Le dromadaire psychopompe

Je vous avais informé récemment de la réouverture le 7 juillet des salles de sculpture grecque au Louvre (cf. http://cheminsantiques.blogspot.com/2010/06/dans-les-secrets-de-la-venus-de-milo.html). Naturellement, je n'ai pas tardé à me rendre sur place. J'ai été ravie de revoir mes préférés, parmi lesquels les trois de Praxitèle (ou attribués à, ou copiés de, ces subtilités m'importent moins que la jouissance de la contemplation), Apollon sauroctone (= tueur de saurien, en l'occurrence un lézard), Aphrodite à la pomme et Artémis raccrochant sa tunique : des dieux adolescents, raffinés, gracieux, taillés dans un marbre à paillettes presque translucide.
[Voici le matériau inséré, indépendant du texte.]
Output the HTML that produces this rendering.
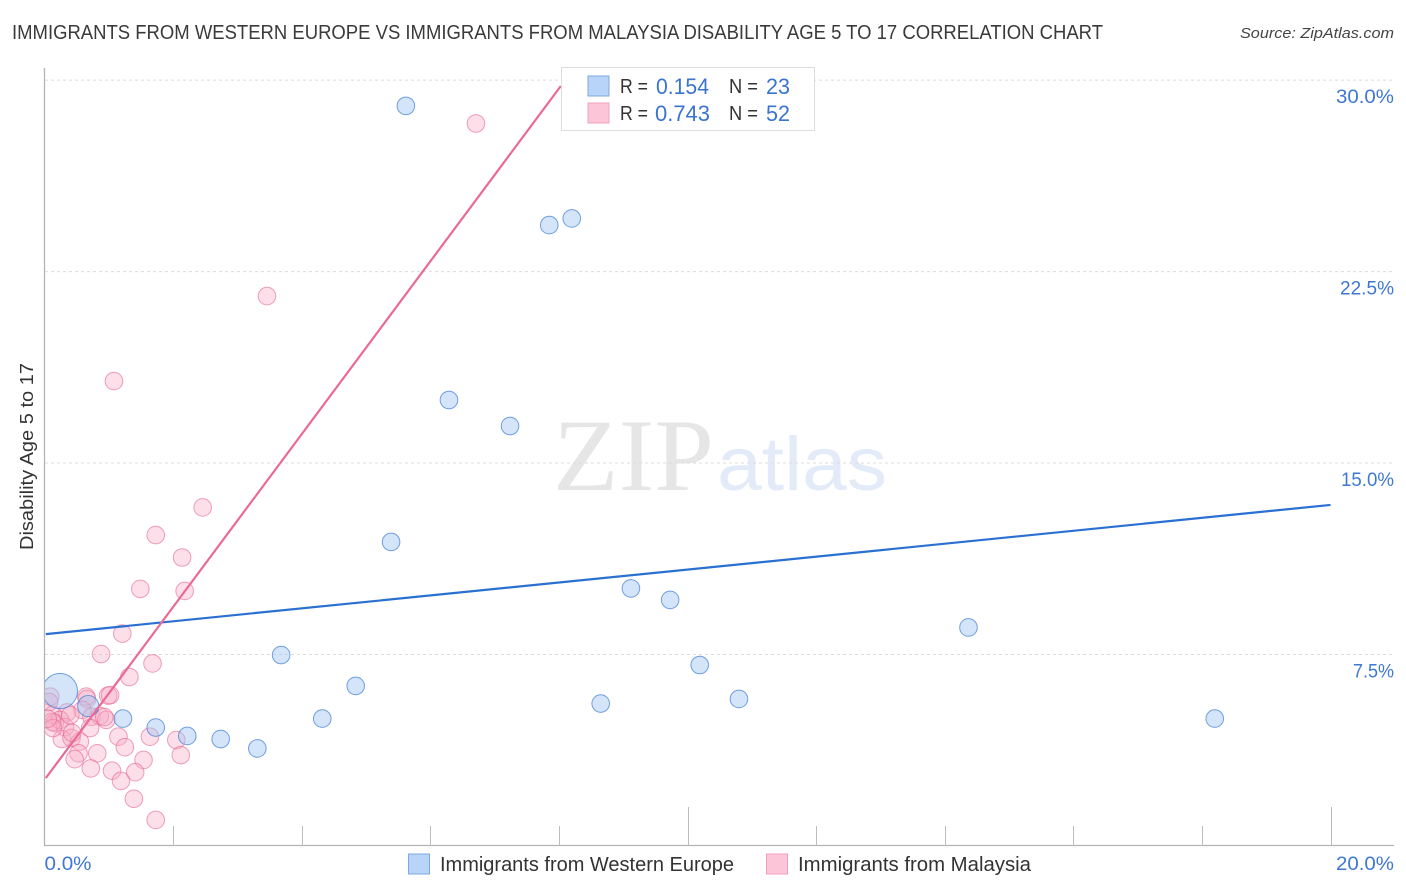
<!DOCTYPE html>
<html lang="en">
<head>
<meta charset="utf-8">
<title>Immigrants from Western Europe vs Immigrants from Malaysia Disability Age 5 to 17 Correlation Chart</title>
<style>
html,body{margin:0;padding:0;background:#fff;}
svg{display:block;font-family:"Liberation Sans",sans-serif;}
</style>
</head>
<body>
<svg id="chart" width="1406" height="892" viewBox="0 0 1406 892" xmlns="http://www.w3.org/2000/svg">
  <defs><clipPath id="plot-clip"><rect x="45" y="60" width="1349" height="786"/></clipPath></defs>
  <text x="12" y="39" font-size="20" fill="#3a3a3a" textLength="1091" lengthAdjust="spacingAndGlyphs">IMMIGRANTS FROM WESTERN EUROPE VS IMMIGRANTS FROM MALAYSIA DISABILITY AGE 5 TO 17 CORRELATION CHART</text>
  <text x="1240" y="38" font-size="15" font-style="italic" fill="#444" textLength="154" lengthAdjust="spacingAndGlyphs">Source: ZipAtlas.com</text>
  <g>
    <text x="553" y="490" font-family="'Liberation Serif',serif" font-size="103" fill="#e6e6e6" textLength="161" lengthAdjust="spacingAndGlyphs">ZIP</text>
    <text x="717" y="490" font-size="76" fill="#e3ebf9" textLength="170" lengthAdjust="spacingAndGlyphs">atlas</text>
  </g>
  <g id="grid"></g>
  <g id="axes"></g>
  <g id="points" clip-path="url(#plot-clip)"></g>
  <g id="trends"></g>
  <g>
    <rect x="561.5" y="67.5" width="253" height="63" fill="#fff" stroke="#ddd" stroke-width="1"/>
    <rect x="588" y="76" width="21" height="20" fill="#b8d4f8" stroke="#7fa9e4"/>
    <rect x="588" y="103" width="21" height="20" fill="#fcc6d8" stroke="#f0a0bc"/>
    <text x="620" y="93" font-size="20" fill="#333" textLength="28" lengthAdjust="spacingAndGlyphs">R =</text>
    <text x="656" y="94" font-size="22" fill="#3a74cf" textLength="53" lengthAdjust="spacingAndGlyphs">0.154</text>
    <text x="729" y="93" font-size="20" fill="#333" textLength="29" lengthAdjust="spacingAndGlyphs">N =</text>
    <text x="766" y="94" font-size="22" fill="#3a74cf" textLength="24" lengthAdjust="spacingAndGlyphs">23</text>
    <text x="620" y="120" font-size="20" fill="#333" textLength="28" lengthAdjust="spacingAndGlyphs">R =</text>
    <text x="655" y="121" font-size="22" fill="#3a74cf" textLength="55" lengthAdjust="spacingAndGlyphs">0.743</text>
    <text x="729" y="120" font-size="20" fill="#333" textLength="29" lengthAdjust="spacingAndGlyphs">N =</text>
    <text x="766" y="121" font-size="22" fill="#3a74cf" textLength="24" lengthAdjust="spacingAndGlyphs">52</text>
  </g>
  <text transform="translate(33,550) rotate(-90)" font-size="18" fill="#333" textLength="187" lengthAdjust="spacingAndGlyphs">Disability Age 5 to 17</text>
  <g>
    <g>
      <rect x="408.500" y="854" width="21" height="20" fill="#b8d4f8" stroke="#7fa9e4"/>
      <text x="440" y="871" font-size="20" fill="#333" textLength="294" lengthAdjust="spacingAndGlyphs">Immigrants from Western Europe</text>
    </g>
    <g>
      <rect x="766.500" y="854" width="21" height="20" fill="#fcc6d8" stroke="#f0a0bc"/>
      <text x="798" y="871" font-size="20" fill="#333" textLength="233" lengthAdjust="spacingAndGlyphs">Immigrants from Malaysia</text>
    </g>
  </g>
</svg>
<script>
const yTickValues = [7.5, 15, 22.5, 30];
const yTickLabels = ['7.5%', '15.0%', '22.5%', '30.0%'];
const xTickValues = [0, 2, 4, 6, 8, 10, 12, 14, 16, 18, 20];
const xEndLabels = ['0.0%', '20.0%'];

const westernEuropeX = [5.62, 7.85, 8.20, 6.29, 7.24, 5.39, 9.12, 9.73, 14.37, 10.19, 3.68, 4.84, 10.80, 8.65, 4.32, 18.20, 1.22, 1.73, 2.22, 2.74, 3.31, 0.68, 0.24];
const westernEuropeY = [28.99, 24.32, 24.58, 17.47, 16.45, 11.91, 10.09, 9.64, 8.56, 7.09, 7.48, 6.27, 5.76, 5.58, 4.99, 4.99, 4.99, 4.64, 4.31, 4.19, 3.82, 5.48, 6.07];
const westernEuropeWeight = [1, 1, 1, 1, 1, 1, 1, 1, 1, 1, 1, 1, 1, 1, 1, 1, 1, 1, 1, 1, 1, 1.2, 2];

const malaysiaX = [6.71, 3.46, 1.08, 2.46, 1.73, 2.14, 1.49, 2.18, 1.21, 0.88, 1.68, 1.32, 0.65, 0.66, 0.99, 1.02, 0.09, 0.07, 0.59, 0.73, 0.86, 0.96, 0.71, 0.35, 0.13, 0.16, 0.24, 0.32, 0.27, 0.42, 0.55, 1.15, 1.25, 1.64, 2.05, 2.12, 0.82, 0.53, 0.47, 0.72, 1.05, 1.54, 1.41, 1.19, 1.39, 1.73, 0.93, 0.12, 0.40, 0.13, 0.43, 0.05];
const malaysiaY = [28.30, 21.54, 18.21, 13.26, 12.18, 11.30, 10.07, 9.99, 8.32, 7.52, 7.15, 6.62, 5.85, 5.76, 5.89, 5.91, 5.85, 5.64, 5.33, 5.06, 5.09, 4.94, 4.62, 5.23, 5.14, 4.82, 4.94, 4.66, 4.19, 4.23, 4.09, 4.28, 3.87, 4.28, 4.15, 3.56, 3.63, 3.63, 3.40, 3.04, 2.95, 3.37, 2.89, 2.55, 1.85, 1.02, 5.05, 4.86, 5.12, 4.62, 4.43, 4.98];

const westernEuropeTrendX = [0.02, 20];
const westernEuropeTrendY = [8.30, 13.36];
const malaysiaTrendX = [0.02, 8.03];
const malaysiaTrendY = [2.66, 29.77];

const NS = 'http://www.w3.org/2000/svg';
const xScale = v => 44.5 + v * 64.3;
const yScale = v => 846 - v * 25.53;
const BASE_RADIUS = 8.8;
const GLYPH_WIDTHS = {'0': 13, '1': 6, '2': 10, '3': 10, '5': 12, '7': 7, '.': 5, '%': 17};
const labelWidth = s => s.split('').reduce((sum, ch) => sum + (GLYPH_WIDTHS[ch] || 11), 0);

function make(tag, attrs, parent) {
  const el = document.createElementNS(NS, tag);
  for (const k in attrs) el.setAttribute(k, attrs[k]);
  parent.appendChild(el);
  return el;
}

const grid = document.getElementById('grid');
const axes = document.getElementById('axes');
const points = document.getElementById('points');
const trends = document.getElementById('trends');

yTickValues.forEach((v, i) => {
  const line = make('line', {x1: 45, x2: 1394, y1: yScale(v), y2: yScale(v), stroke: '#dcdcdc', 'stroke-width': 1, 'stroke-dasharray': '3 3'}, grid);
  
  
  const w = labelWidth(yTickLabels[i]);
  const label = make('text', {x: 1394 - w, y: yScale(v) + 23, 'font-size': 19.5, fill: '#3f78d2', textLength: w, lengthAdjust: 'spacingAndGlyphs'}, axes);
  
  
  label.textContent = yTickLabels[i];
});

const yAxisLine = make('line', {x1: 44.5, x2: 44.5, y1: 68, y2: 846, stroke: '#b4b4b4', 'stroke-width': 1.3}, axes);


const xAxisLine = make('line', {x1: 44, x2: 1394, y1: 845.5, y2: 845.5, stroke: '#b4b4b4', 'stroke-width': 1.3}, axes);



xTickValues.forEach((v, i) => {
  if (i === 0) return;
  const top = (v === 10 || v === 20) ? 807 : 826;
  const tick = make('line', {x1: Math.round(xScale(v)) + 0.5, x2: Math.round(xScale(v)) + 0.5, y1: top, y2: 846, stroke: '#bdbdbd', 'stroke-width': 1}, axes);
  
  
});

const xLabelLeft = make('text', {x: xScale(xTickValues[0]), y: 870, 'font-size': 19.5, fill: '#3f78d2', textLength: 47, lengthAdjust: 'spacingAndGlyphs'}, axes);


xLabelLeft.textContent = xEndLabels[0];
const xLabelRight = make('text', {x: 1336, y: 870, 'font-size': 19.5, fill: '#3f78d2', textLength: 58, lengthAdjust: 'spacingAndGlyphs'}, axes);


xLabelRight.textContent = xEndLabels[1];

malaysiaX.forEach((x, i) => {
  const c = make('circle', {cx: xScale(x), cy: yScale(malaysiaY[i]), r: BASE_RADIUS, fill: 'rgba(248,170,196,0.38)', stroke: 'rgba(230,100,142,0.6)', 'stroke-width': 1}, points);
  
  
});
westernEuropeX.forEach((x, i) => {
  const c = make('circle', {cx: xScale(x), cy: yScale(westernEuropeY[i]), r: BASE_RADIUS * westernEuropeWeight[i], fill: 'rgba(160,198,242,0.45)', stroke: 'rgba(70,130,215,0.75)', 'stroke-width': 1}, points);
  
  
});

const blueTrend = make('line', {x1: xScale(westernEuropeTrendX[0]), y1: yScale(westernEuropeTrendY[0]), x2: xScale(westernEuropeTrendX[1]), y2: yScale(westernEuropeTrendY[1]), stroke: '#2a70d2', 'stroke-width': 2.2}, trends);


const pinkTrend = make('line', {x1: xScale(malaysiaTrendX[0]), y1: yScale(malaysiaTrendY[0]), x2: xScale(malaysiaTrendX[1]), y2: yScale(malaysiaTrendY[1]), stroke: '#ea6a96', 'stroke-width': 2.2}, trends);


</script>
</body>
</html>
Même la Vénus de Milo m'a semblé moins cruche que d'habitude - est-ce l'éclairage différent (elle est désormais en éclairage naturel, près d'une fenêtre)? est-ce d'avoir lu les propos qui lui ont été attribués (dans le fameux blog)? - et j'ai trouvé son sourire aguicheur d'une beauté troublante...

Mais surtout, j'ai découvert un bas-relief que je ne me souvenais pas avoir jamais vu. Cela fait en effet bientôt quinze ans que je me passionne pour les chameaux, et à peu près autant (et même plus) que je sillonne les salles du Louvre. Il s'agit d'un bas-relief représentant un dromadaire chevauché par une jeune fille aux ailes de papillon :



Le texte du cartel ne fait qu'épaissir le mystère :
« Relief votif (?) :
Psyché sur un dromadaire
IIe s. av. JC
Alexandrie de Troade (Turquie)
Marbre
La fonction comme l'interprétation de ce relief ne sont pas certaines. Psyché aux ailes de papillon montée sur un dromadaire pourrait symboliser le voyage de l'âme vers le monde des Bienheureux. »

En grec, l'âme se dit « psyché » ; elle est souvent personnifiée sous la forme d'une jeune fille, surtout dans le très beau récit d'Apulée racontant l'histoire d'Eros (l'Amour) et Psyché, mais ce récit est postérieur de quatre siècles à notre bas-relief, et il n'y est par ailleurs jamais question d'un voyage en chameau (le narrateur y est un âne, mais c'est une autre histoire!).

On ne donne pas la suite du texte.